__Directions__. Include the line containing "const plotLeft = 47, plotTop" and all lines before it, repeated exactly from the listing below, without pictures.

__Material__.
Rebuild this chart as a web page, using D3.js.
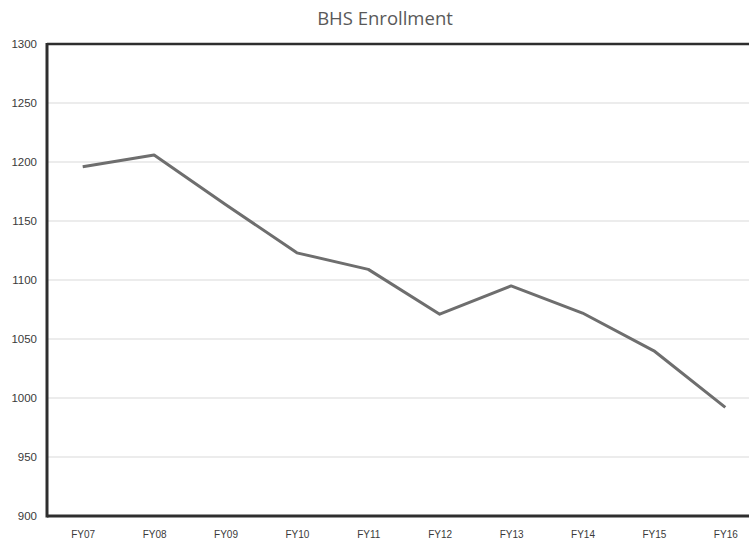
<!DOCTYPE html>
<html>
<head>
<meta charset="utf-8">
<script src="https://cdn.jsdelivr.net/npm/d3@7"></script>
<style>
  body { margin: 0; background: #fff; overflow: hidden; }
</style>
</head>
<body>
<script>
const years = ["FY07", "FY08", "FY09", "FY10", "FY11", "FY12", "FY13", "FY14", "FY15", "FY16"];
const enrollment = [1196, 1206, 1164, 1123, 1109, 1071, 1095, 1072, 1040, 992];
const yTicks = [900, 950, 1000, 1050, 1100, 1150, 1200, 1250, 1300];

const width = 749;
const height = 542;
const plotLeft = 47, plotTop = 44, plotRight = 761, plotBottom = 516;

const svg = d3.select("body")
  .append("svg")
  .attr("width", width)
  .attr("height", height);

const xScale = d3.scalePoint()
  .domain(years)
  .range([plotLeft, plotRight])
  .padding(0.5);

const yScale = d3.scaleLinear()
  .domain([900, 1300])
  .range([plotBottom, plotTop]);

// gridlines
svg.append("g")
  .selectAll("line")
  .data(yTicks)
  .enter()
  .append("line")
  .attr("x1", plotLeft)
  .attr("x2", plotRight)
  .attr("y1", (d) => yScale(d))
  .attr("y2", (d) => yScale(d))
  .attr("stroke", "#e6e6e6")
  .attr("stroke-width", 1.3);

// y axis labels
const yAxis = d3.axisLeft(yScale)
  .tickValues(yTicks)
  .tickFormat(d3.format("d"))
  .tickSize(0)
  .tickPadding(10);
svg.append("g")
  .attr("transform", `translate(${plotLeft}, 0)`)
  .call(yAxis)
  .call((g) => g.select(".domain").remove())
  .selectAll("text")
  .style("font-family", "Liberation Sans, Arial, sans-serif")
  .style("font-size", "11.5px")
  .style("fill", "#3a3a3a");

// x axis labels
const xAxis = d3.axisBottom(xScale).tickSize(0).tickPadding(15);
svg.append("g")
  .attr("transform", `translate(0, ${plotBottom})`)
  .call(xAxis)
  .call((g) => g.select(".domain").remove())
  .selectAll("text")
  .style("font-family", "Liberation Sans, Arial, sans-serif")
  .style("font-size", "10px")
  .style("fill", "#3a3a3a");

// plot border
svg.append("line")
  .attr("x1", plotLeft).attr("x2", plotRight)
  .attr("y1", plotTop).attr("y2", plotTop)
  .attr("stroke", "#2e2e2e").attr("stroke-width", 2.5);
svg.append("line")
  .attr("x1", plotLeft).attr("x2", plotRight)
  .attr("y1", plotBottom).attr("y2", plotBottom)
  .attr("stroke", "#2e2e2e").attr("stroke-width", 3);
svg.append("line")
  .attr("x1", plotLeft).attr("x2", plotLeft)
  .attr("y1", plotTop - 1).attr("y2", plotBottom + 1.5)
  .attr("stroke", "#2e2e2e").attr("stroke-width", 3);

// the line
const line = d3.line()
  .x((d, i) => xScale(years[i]))
  .y((d) => yScale(d));

svg.append("path")
  .datum(enrollment)
  .attr("d", line)
  .attr("fill", "none")
  .attr("stroke", "#6e6e6e")
  .attr("stroke-width", 3)
  .attr("stroke-linejoin", "round");

// title
svg.append("text")
  .attr("x", 385)
  .attr("y", 25)
  .attr("text-anchor", "middle")
  .style("font-family", "Open Sans, sans-serif")
  .style("font-size", "18.5px")
  .style("fill", "#595959")
  .text("BHS Enrollment");
</script>
</body>
</html>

__Written solution__.
Rebuild this chart as a web page, using D3.js.
<!DOCTYPE html>
<html>
<head>
<meta charset="utf-8">
<script src="https://cdn.jsdelivr.net/npm/d3@7"></script>
<style>
  body { margin: 0; background: #fff; overflow: hidden; }
</style>
</head>
<body>
<script>
const years = ["FY07", "FY08", "FY09", "FY10", "FY11", "FY12", "FY13", "FY14", "FY15", "FY16"];
const enrollment = [1196, 1206, 1164, 1123, 1109, 1071, 1095, 1072, 1040, 992];
const yTicks = [900, 950, 1000, 1050, 1100, 1150, 1200, 1250, 1300];

const width = 749;
const height = 542;
const plotLeft = 47, plotTop = 44, plotRight = 761, plotBottom = 516;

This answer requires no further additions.